D jamila lowers her eyes and nervously fiddles with the veil covering part of her face. She has bathed, put on her nicest clothes and is heading out to a busy crossroads called the “Old Manor” in Maroua, capital of Cameroon’s far north.
This is where the 16-year-old meets her friends most nights – not for fun but to walk the streets. Since Boko Haram ran them out of their villages, the girls turned to sex work to survive.
“I go look for money to feed myself,” Djamila said in the quiet of a nearby office building, her eyes fixed on the floor. She hesitated before continuing.
“I sleep with men and they give me money.”

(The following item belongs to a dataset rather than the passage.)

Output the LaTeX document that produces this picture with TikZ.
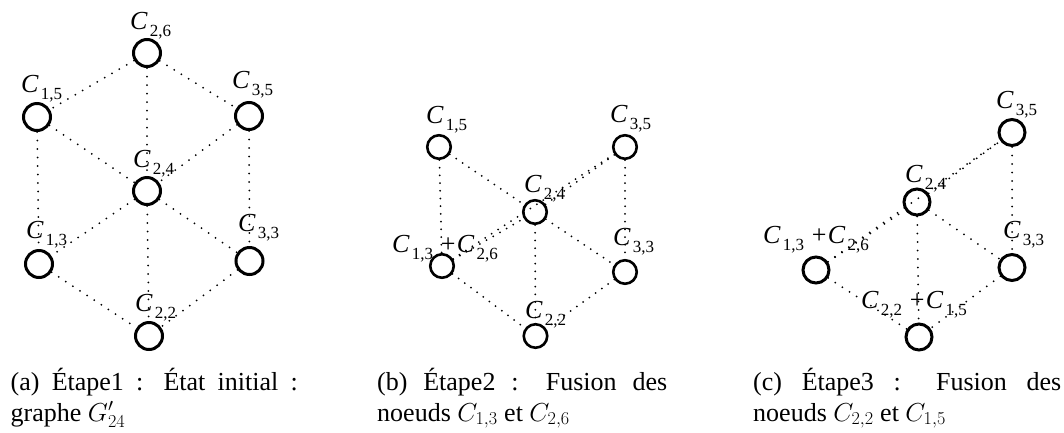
\RequirePackage{fix-cm}
\documentclass[tikz,border=0pt]{standalone}
\usepackage[no-math]{fontspec}
\setmainfont{Liberation Serif}
\newcommand{\lbl}[1]{\textit{C}\kern0.08em\raisebox{-0.3em}{\fontsize{17}{18}\selectfont #1}}
\newcommand{\pls}{\hspace{0.3em}+\hspace{0.05em}}
\newcommand{\captwo}[3]{\parbox[t]{#1}{\makebox[#1][s]{#2}\\#3}}
\begin{document}
\begin{tikzpicture}[x=1pt,y=-1pt,
  vtxa/.style={circle,draw,inner sep=0pt,line width=3pt,minimum size=27pt},
  vtxb/.style={circle,draw,inner sep=0pt,line width=2.6pt,minimum size=23.5pt},
  vtxc/.style={circle,draw,inner sep=0pt,line width=3pt,minimum size=26pt},
  lab/.style={anchor=base west,inner sep=0pt,font=\fontsize{26}{28}\selectfont},
  captxt/.style={anchor=base west,inner sep=0pt,font=\fontsize{26}{31}\selectfont},
  dots/.style={line width=2pt,line cap=round,dash pattern=on 0pt off 8.5pt},
  dotsb/.style={line width=2pt,line cap=round,dash pattern=on 0pt off 7.7pt}]
\useasboundingbox (0,0) rectangle (1064,432);

% ---------- (a) ----------
\node[vtxa] (a26) at (147,53) {};
\node[vtxa] (a15) at (37,117) {};
\node[vtxa] (a35) at (249,116) {};
\node[vtxa] (a24) at (147,191) {};
\node[vtxa] (a13) at (39,264) {};
\node[vtxa] (a33) at (249.5,261) {};
\node[vtxa] (a22) at (149,336) {};
\draw[dots] (a26) -- (a15);
\draw[dots] (a26) -- (a24);
\draw[dots] (a26) -- (a35);
\draw[dots] (a15) -- (a13);
\draw[dots] (a15) -- (a24);
\draw[dots] (a35) -- (a24);
\draw[dots] (a35) -- (a33);
\draw[dots] (a24) -- (a13);
\draw[dots] (a24) -- (a22);
\draw[dots] (a24) -- (a33);
\draw[dots] (a13) -- (a22);
\draw[dots] (a33) -- (a22);
\node[lab] (la26) at (130,29) {\lbl{2,6}};
\node[lab] (la15) at (21,92) {\lbl{1,5}};
\node[lab] (la35) at (232,88) {\lbl{3,5}};
\node[lab] (la24) at (133,167) {\lbl{2,4}};
\node[lab] (la13) at (26,238) {\lbl{1,3}};
\node[lab] (la33) at (238,231) {\lbl{3,3}};
\node[lab] (la22) at (135,311) {\lbl{2,2}};

% ---------- (b) ----------
\node[vtxb] (b15) at (439,147) {};
\node[vtxb] (b35) at (625,147) {};
\node[vtxb] (b24) at (535,212) {};
\node[vtxb] (b13) at (442,266) {};
\node[vtxb] (b33) at (625,272) {};
\node[vtxb] (b22) at (535.5,336) {};
\draw[dotsb] (b15) -- (b13);
\draw[dotsb] (b15) -- (b24);
\draw[dotsb] (b24) -- (b35);
\draw[dotsb] (b13) -- (b35);
\draw[dotsb] (b13) -- (b24);
\draw[dotsb] (b35) -- (b33);
\draw[dotsb] (b24) -- (b22);
\draw[dotsb] (b24) -- (b33);
\draw[dotsb] (b13) -- (b22);
\draw[dotsb] (b33) -- (b22);
\node[lab] (lb15) at (426,123) {\lbl{1,5}};
\node[lab] (lb35) at (610,122) {\lbl{3,5}};
\node[lab] (lb24) at (524,192) {\lbl{2,4}};
\node[lab] (lb13) at (392,252) {\lbl{1,3}\pls\lbl{2,6}};
\node[lab] (lb33) at (613,245) {\lbl{3,3}};
\node[lab] (lb22) at (525,318) {\lbl{2,2}};

% ---------- (c) ----------
\node[vtxc] (c35) at (1012,132.5) {};
\node[vtxc] (c24) at (917,202) {};
\node[vtxc] (c13) at (816,270) {};
\node[vtxc] (c33) at (1012,267.5) {};
\node[vtxc] (c22) at (919,337) {};
\draw[dots] (c13) -- (c24);
\draw[dots] (c24) -- (c35);
\draw[dots] (c13) -- (c35);
\draw[dots] (c35) -- (c33);
\draw[dots] (c24) -- (c22);
\draw[dots] (c24) -- (c33);
\draw[dots] (c13) -- (c22);
\draw[dots] (c33) -- (c22);
\node[lab] (lc35) at (996,108) {\lbl{3,5}};
\node[lab] (lc24) at (905,182) {\lbl{2,4}};
\node[lab] (lc13) at (763,243) {\lbl{1,3}\pls\lbl{2,6}};
\node[lab] (lc33) at (1003,238) {\lbl{3,3}};
\node[lab] (lc22) at (861,308) {\lbl{2,2}\pls\lbl{1,5}};

% ---------- captions ----------
\node[captxt] (capa) at (10.5,390) {\captwo{287pt}{(a) Étape1 : État initial :}{graphe $G'_{24}$}};
\node[captxt] (capb) at (377,390) {\captwo{290pt}{(b) Étape2 : Fusion des}{noeuds $C_{1,3}$ et $C_{2,6}$}};
\node[captxt] (capc) at (753,390) {\captwo{308pt}{(c) Étape3 : Fusion des}{noeuds $C_{2,2}$ et $C_{1,5}$}};
\end{tikzpicture}
\end{document}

Three years ago, she was a happy middle school student in the village of Amchide on the Nigerian border. When the Islamist militants attacked in 2015, she was separated from her parents and fled into the woods.
Now she has joined the ranks of what social workers say are a growing number of child sex workers in Maroua and nearby cities, driven there by violence and offered little support.
“Because of poverty and Boko Haram, girls from 10 to 16 years old are prostituting themselves in the streets of Maroua,” said Ezechiel Marvizia, national coordinator of the Association for the Protection of Children Separated from their Families in Cameroon (APEEFC).
Marvizia estimates there are about 150 underage sex workers in Maroua, and more in towns such as Mora, Mokolo and Kousseri, though there are no official figures.
“It’s difficult (to help) because Boko Haram keeps attacking and young people keep fleeing their villages,” he said.
Djamila and a younger brother walked for days, carrying nothing, after they fled Boko Haram.
“They burned, raped and killed everyone,” said Djamila. “Three years later, I don’t know what happened to my parents.”
She found an aunt in Maroua but was not offered shelter – the family already had too many mouths to feed.
Boko Haram has killed tens of thousands of people during its nine-year insurgency to carve out an Islamic caliphate in the Lake Chad region, expanding from its base in northeast Nigeria.
More than 240,000 people are currently displaced within Cameroon, according to the U.N. migration agency.
The child sex workers in the far north come mostly from this uprooted population who inhabited the border zone frequently targeted by Boko Haram, said Marvizia.
Many were separated from their families, but some girls interviewed by the Thomson Reuters Foundation lived with their parents and were still forced to sell their bodies.
“It’s thanks to this money that we can eat and buy small things,” said Leslie, a shy teenager in Maroua who turned to sex work after fleeing a Nigerian border town with her family. Like the other girls, she earns between 500 and 1,000 CFA francs ($1.80) per client.
Prostitution is illegal in Cameroon and punishable by up to six years in prison or a 20,000 to 500,000 CFA fine. But the girls who fled attacks do not fear arrest.
“Anyway, we’ve seen worse with Boko Haram,” said Hawa, 18.
“These people shattered our lives. What more can we become? I dropped my studies. I am nothing,” she said through tears.
Given the massive needs of Boko Haram victims in the region, child prostitution among the displaced has been “forgotten” by international organisations, said Marvizia of APEEFC.
A handful of small associations are working with the girls, but they said they had little means to help – a problem local authorities recognise.
“The problem is due to the lack of actors and financial means,” said Mahamat Sale, a regional government delegate for the promotion of women and families.
“The demand is great, the structures are insufficient.”
Social workers roam the streets to inform girls about the dangers of prostitution.
“I teach them to believe in the future, to protect themselves against sexually transmitted diseases,” said Adjidja Hassan, member of a regional organisation combating violence against women.
“But to get these young girls off the streets, you have to teach them a job skill, to reintegrate them,” she said, adding her association does not have the funds for this.
In its 16 years of activity, APEEFC has taken 62 girls off the streets and referred them to training centres where they learn sewing and other crafts. But it lacks the means to provide training and do sensitization campaigns, said Marvizia.
“Most often, they don’t use (contraception) because they are ignorant and don’t even know what a condom is,” he said. “Many become pregnant and others catch sexually transmitted diseases.”
Several girls laughed when asked by the Thomson Reuters Foundation if they used protection during sex, without responding to the question.
In the “Old Manor” neighbourhood of Maroua, music gradually rises as the night goes on. Women sell grilled fish and men peddle goods. Young girls come and go aimlessly, watching men sip their beers in multicoloured chairs in bars.